When the Cassini spacecraft took its final, fatal dive down into the clouds of the gas-giant Saturn, during that successful mission's Grand Finale in 2017, it provided data that planetary scientists interpreted as evidence that Saturn's rings are young, and formed a mere tens of millions of years ago. This means that the rings formed about the same time that dinosaurs still roamed the Earth, before they received their final coup de grace when a large comet or asteroid crashed into our planet, resulting in mass extinctions. Gravity measurements obtained during Cassini's fatal plunge gave a more precise estimate of the mass of the rings. The rings themselves are about 95 percent water ice and less than 5 percent rocks, metals, and organic materials. The mass estimate was then used to calculate how long the pristine ice of the rings would have to be exposed to dust and micrometeorites in order to attain the level of other "pollutants" observed in the rings today.
For many plantary scientists, Cassini's findings resolved the puzzle of the age of the Saturnian rings. However, Dr. Aurelien Crida, lead author of the new study, proposes that the debate isn't over.
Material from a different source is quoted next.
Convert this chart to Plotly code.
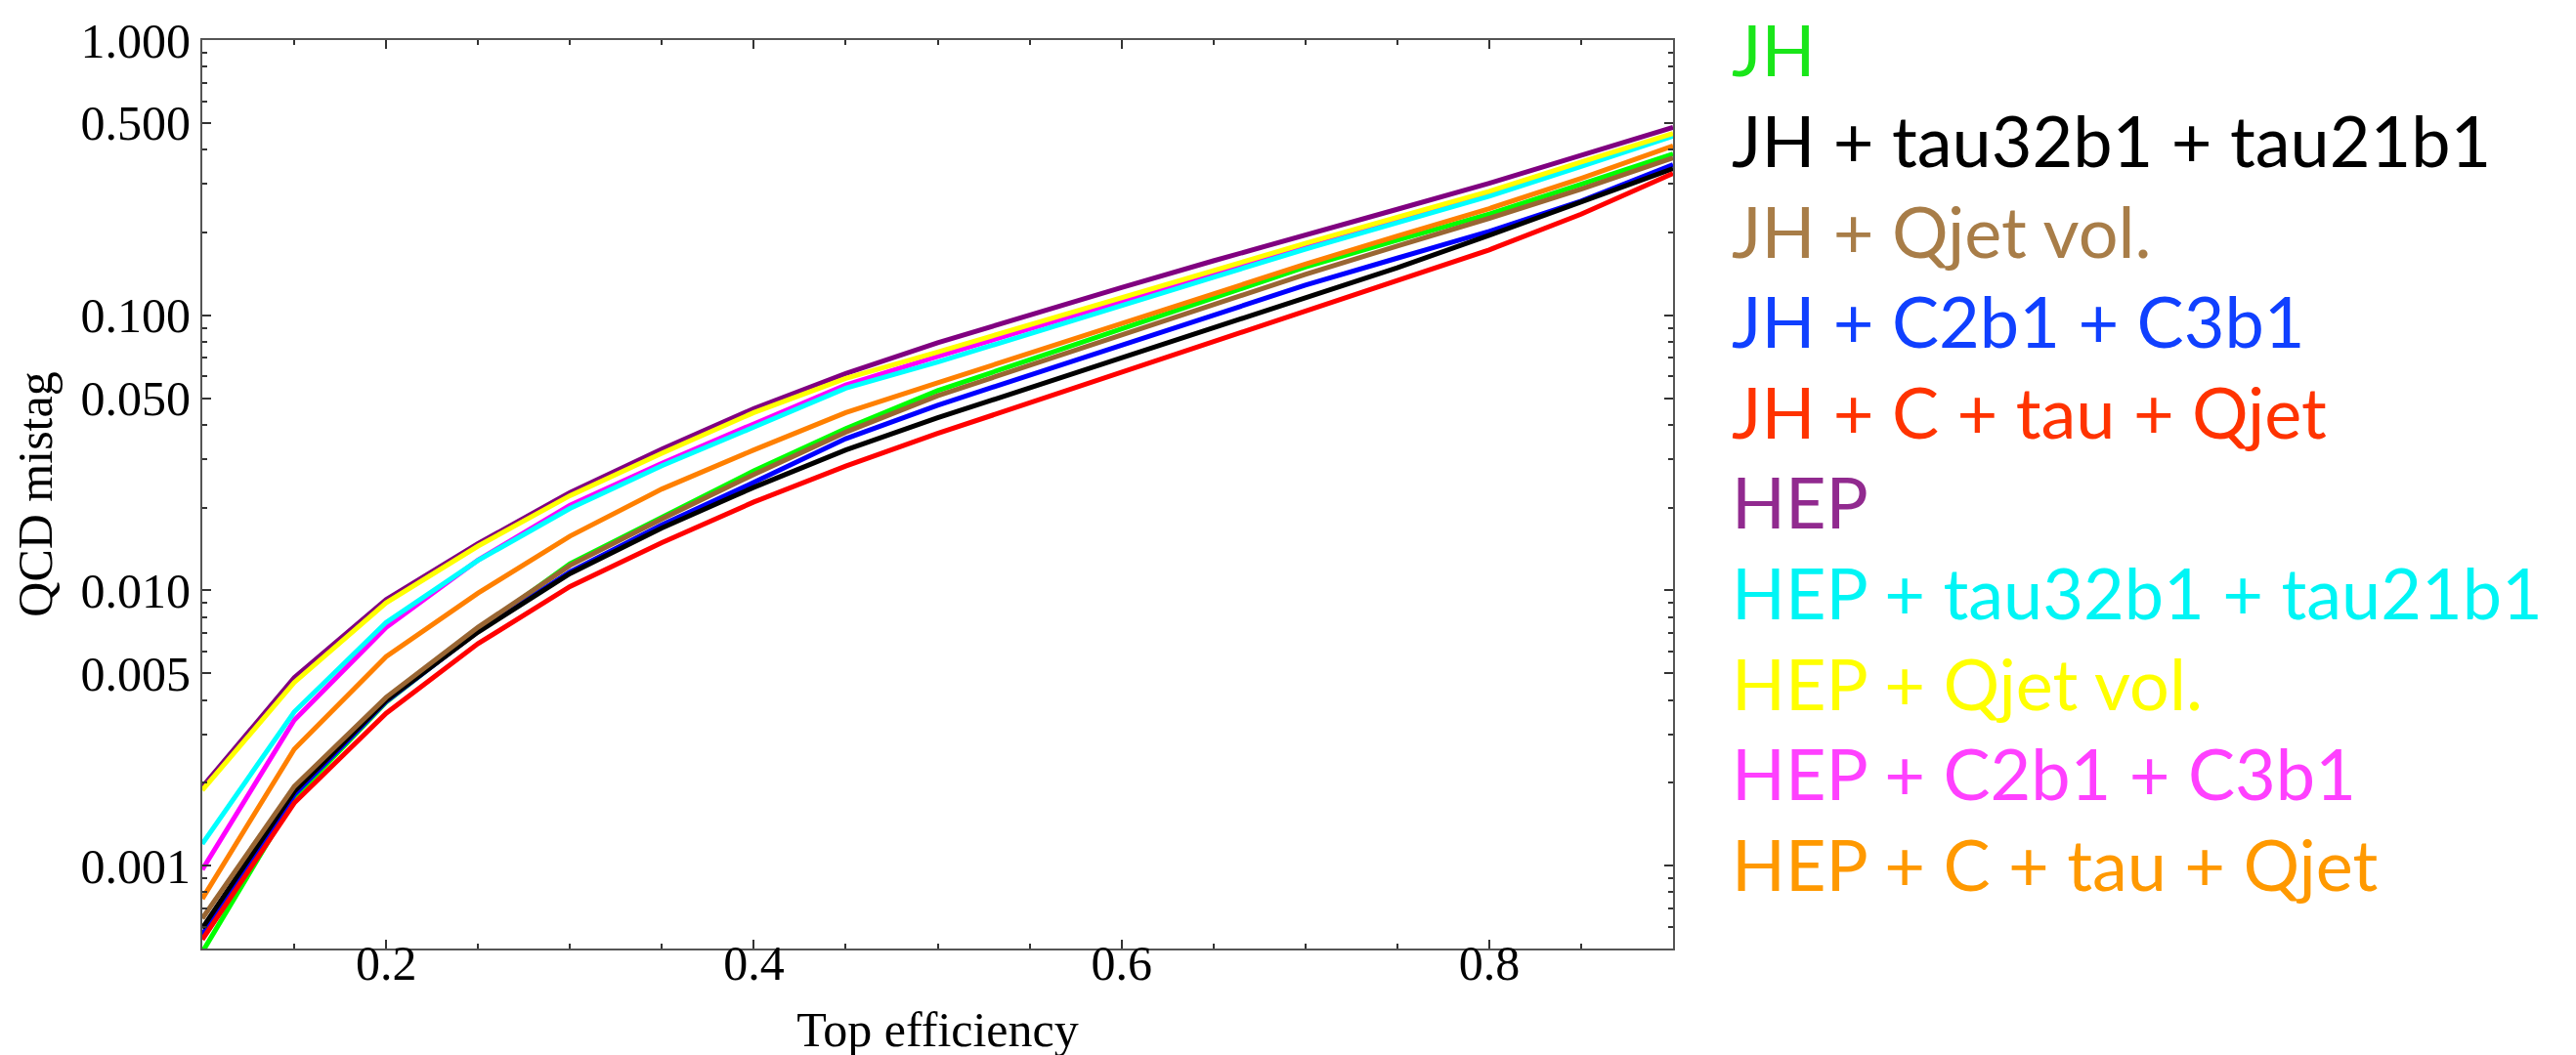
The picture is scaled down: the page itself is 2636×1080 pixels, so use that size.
import plotly.graph_objects as go

# ---------------- data ----------------
efficiency = [0.10, 0.15, 0.20, 0.25, 0.30, 0.35, 0.40, 0.45, 0.50,
              0.55, 0.60, 0.65, 0.70, 0.75, 0.80, 0.85, 0.90]

mistag_JH = [0.000485, 0.00176, 0.00393, 0.00717, 0.0125, 0.0184, 0.0272, 0.0387, 0.0532,
             0.0689, 0.0894, 0.1156, 0.1496, 0.1875, 0.2330, 0.2994, 0.3856]
mistag_JH_tau = [0.000593, 0.00186, 0.00399, 0.00706, 0.01152, 0.01687, 0.0237, 0.0324, 0.0424,
                 0.0546, 0.0703, 0.0905, 0.1164, 0.1487, 0.1953, 0.2578, 0.3411]
mistag_JH_qjet = [0.000643, 0.00194, 0.00409, 0.00735, 0.01233, 0.0182, 0.0264, 0.0376, 0.0510,
                  0.0658, 0.0848, 0.1092, 0.1407, 0.1785, 0.2250, 0.2874, 0.3733]
mistag_JH_C = [0.000561, 0.00181, 0.00395, 0.00711, 0.01168, 0.01732, 0.0247, 0.0356, 0.0471,
               0.0607, 0.0778, 0.1002, 0.1286, 0.1613, 0.2018, 0.2600, 0.3525]
mistag_JH_all = [0.000539, 0.00169, 0.00358, 0.00641, 0.01033, 0.01492, 0.02096, 0.0283, 0.0372,
                 0.0481, 0.0622, 0.0804, 0.1038, 0.1334, 0.1728, 0.2330, 0.3275]
mistag_HEP = [0.00193, 0.00482, 0.00926, 0.0148, 0.0227, 0.0326, 0.0458, 0.0614, 0.0794,
              0.1002, 0.1260, 0.1577, 0.1966, 0.2427, 0.3018, 0.3824, 0.4819]
mistag_HEP_tau = [0.00120, 0.00362, 0.00766, 0.01286, 0.01986, 0.0284, 0.0392, 0.0543, 0.0676,
                  0.0859, 0.1088, 0.1373, 0.1739, 0.2178, 0.2708, 0.3476, 0.4477]
mistag_HEP_qjet = [0.00188, 0.00463, 0.00902, 0.0145, 0.0221, 0.0315, 0.0443, 0.0590, 0.0735,
                   0.0924, 0.1156, 0.1454, 0.1824, 0.2268, 0.2821, 0.3602, 0.4576]
mistag_HEP_C = [0.000968, 0.00338, 0.00735, 0.0129, 0.0204, 0.0290, 0.0403, 0.0558, 0.0709,
                0.0894, 0.1124, 0.1413, 0.1783, 0.2222, 0.2771, 0.3538, 0.4520]
mistag_HEP_all = [0.000758, 0.00265, 0.00575, 0.00978, 0.01575, 0.02337, 0.0324, 0.0443, 0.0568,
                  0.0729, 0.0931, 0.1200, 0.1533, 0.1942, 0.2441, 0.3144, 0.4126]

legend_labels = ["JH", "JH + tau32b1 + tau21b1", "JH + Qjet vol.", "JH + C2b1 + C3b1",
                 "JH + C + tau + Qjet", "HEP", "HEP + tau32b1 + tau21b1", "HEP + Qjet vol.",
                 "HEP + C2b1 + C3b1", "HEP + C + tau + Qjet"]
legend_colors = ["#19e619", "#000000", "#a87d48", "#1040ff", "#ff3300",
                 "#912a8f", "#00f5f5", "#ffff00", "#ff40ff", "#ff9900"]

x_tick_vals = [0.2, 0.4, 0.6, 0.8]
x_tick_text = ["0.2", "0.4", "0.6", "0.8"]
y_tick_vals = [0.001, 0.005, 0.01, 0.05, 0.1, 0.5, 1.0]
y_tick_text = ["0.001", "0.005", "0.010", "0.050", "0.100", "0.500", "1.000"]
y_minor_vals = [m * d for d in (0.0001, 0.001, 0.01, 0.1) for m in (2, 3, 4, 6, 7, 8, 9)] + \
               [0.0006, 0.0007, 0.0008, 0.0009]

# (series, name, line colour) in drawing order
series = [
    (mistag_JH, "JH", "#00ff00"),
    (mistag_JH_C, "JH + C2b1 + C3b1", "#0000ff"),
    (mistag_JH_tau, "JH + tau32b1 + tau21b1", "#000000"),
    (mistag_JH_qjet, "JH + Qjet vol.", "#996633"),
    (mistag_JH_all, "JH + C + tau + Qjet", "#ff0000"),
    (mistag_HEP, "HEP", "#800080"),
    (mistag_HEP_C, "HEP + C2b1 + C3b1", "#ff00ff"),
    (mistag_HEP_all, "HEP + C + tau + Qjet", "#ff8000"),
    (mistag_HEP_tau, "HEP + tau32b1 + tau21b1", "#00ffff"),
    (mistag_HEP_qjet, "HEP + Qjet vol.", "#ffff00"),
]

fig = go.Figure()
for vals, name, col in series:
    fig.add_trace(go.Scatter(x=efficiency, y=vals, mode="lines", name=name,
                             line=dict(color=col, width=5), showlegend=False))

W, H = 2636, 1080
ML, MR, MT, MB = 199, 932, 33, 117
plot_w = W - ML - MR
plot_h = H - MT - MB

serif = "Liberation Serif, Times New Roman, serif"
axis_col = "#555555"

fig.update_layout(
    width=W, height=H,
    margin=dict(l=ML, r=MR, t=MT, b=MB, autoexpand=False),
    paper_bgcolor="white", plot_bgcolor="white",
    font=dict(family=serif, size=50, color="black"),
    xaxis=dict(
        range=[0.1, 0.9], showgrid=False, zeroline=False,
        showline=True, linecolor=axis_col, linewidth=2, mirror="ticks",
        tickmode="array", tickvals=x_tick_vals, ticktext=x_tick_text,
        ticks="inside", ticklen=9, tickwidth=1.5, tickcolor="#333333",
        minor=dict(tickmode="linear", tick0=0.1, dtick=0.05, ticks="inside",
                   ticklen=5, tickwidth=1.5, tickcolor="#333333", showgrid=False),
        tickfont=dict(family=serif, size=50, color="black"),
        ticklabelposition="outside", ticklabelstandoff=-30,
        title=dict(text="Top efficiency", font=dict(family=serif, size=50), standoff=23),
    ),
    yaxis=dict(
        type="log", range=[-3.30103, 0], showgrid=False, zeroline=False,
        showline=True, linecolor=axis_col, linewidth=2, mirror="ticks",
        tickmode="array", tickvals=y_tick_vals, ticktext=y_tick_text,
        ticks="inside", ticklen=9, tickwidth=1.5, tickcolor="#333333",
        minor=dict(tickmode="array", tickvals=y_minor_vals, ticks="inside",
                   ticklen=5, tickwidth=1.5, tickcolor="#333333", showgrid=False),
        tickfont=dict(family=serif, size=50, color="black"),
        title=dict(text="QCD mistag", font=dict(family=serif, size=50), standoff=14),
    ),
)

# colour-coded legend text on the right
leg_x = (1762 - ML) / plot_w
for i, (lab, col) in enumerate(zip(legend_labels, legend_colors)):
    fig.add_annotation(
        xref="paper", yref="paper", x=leg_x, y=0.9814 - i * 0.0996,
        xanchor="left", yanchor="middle", showarrow=False,
        height=70, valign="bottom",
        text=lab, font=dict(family="Lato, Gill Sans, sans-serif", size=72, color=col),
    )

fig.write_html("out.html")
"We can't directly measure the age of Saturn's rings like the rings on a tree stump, so we have to deduce their age from other properties like mass and chemical composition. Recent studies have made assumptions that the dust flow is constant, the mass of the rings is constant, and that the rings retain all the pollution material that they receive. However, there is stilll a lot of uncertainty about all these points and, when taken with other results from the Cassini mission, we believe that there is a strong case that the rings are much, much older," Dr. Crida noted in the September 16, 2019 University of Colorado Press Release. Dr. Crida is of the Observatoire de la Cote d'Azur, National Center for Space Studies (CNRS), in Nice, France.
Saturn Is The True "Lord of the Rings"
The highly successful Cassini-Huygens space mission involved a collaboration between NASA, the European space Agency (ESA), and the Italian space Agency (ASI) that sent a probe to study Saturn and its many moons, especially its mysterious golden-orange, fog-enshrouded large moon, Titan. Titan is the second largest moon in our Solar System, after Ganymede of Jupiter. The robotic spacecraft was composed of NASA's Cassini probe, with ESA's Huygens lander riding to its destination piggyback. The Huygens lander was specifically sent to study Titan, and it is responsibe for finally lifting the moon's heavy veil of smog, at last revealing its face. Cassini was the fourth space probe to soar to Saturn, as well as the first to enter orbit around its enormous target.
Cassini was launched aboard a Titan IVB/Centaur on October 15, 1997. The spacecraft remained active for almost two decades, with 13 of those years spent in orbit around Saturn. Cassini studied the gas-giant and its system after entering orbit on July 1, 2004. The mission ended on September 15, 2017, when Cassini's trajectory caused it to crash into Saturn's upper atmosphere, where it burned up. This was an intentional fatal plunge, that had been planned by mission scientists. The scientists destroyed the spacecraft in order to prevent any risk of contaminating Saturn's moons, which might have provided habitable environments for stowaway Earth-born microbes aboard Cassini.
At the end of its mission, the Cassini spacecraft performed its Grand Finale, which involved a number of dangerous close passes through the gaps between Saturn and Saturn's inner rings. This phase was performed to maximize Cassini's scientific cornucopia of valuable information before the spacecraft was intentionally destroyed. Even though the atmospheric entry of Cassini ended the mission, analyses of the returned data will go on for many years to come.
Saturn is the second largest planet in our Sun's family, after the banded behemoth Jupiter. It is orbited by a multitude of icy tidbits, sparkling frozen moonlets, and primarily icy moons. Saturn's hydrocarbon-tormented large moon Titan is thought to resemble Earth, the way that it was long ago, before life emerged here out of non-living substances (prebiotic). Saturn's mid-sized icy moon, Enceladus, is thought to have a subsurface ocean of liquid water hidden beneath its frozen crust--and this makes the moon an intriguing small world because where liquid water exists, life can possibly (though not certainly) exist as well.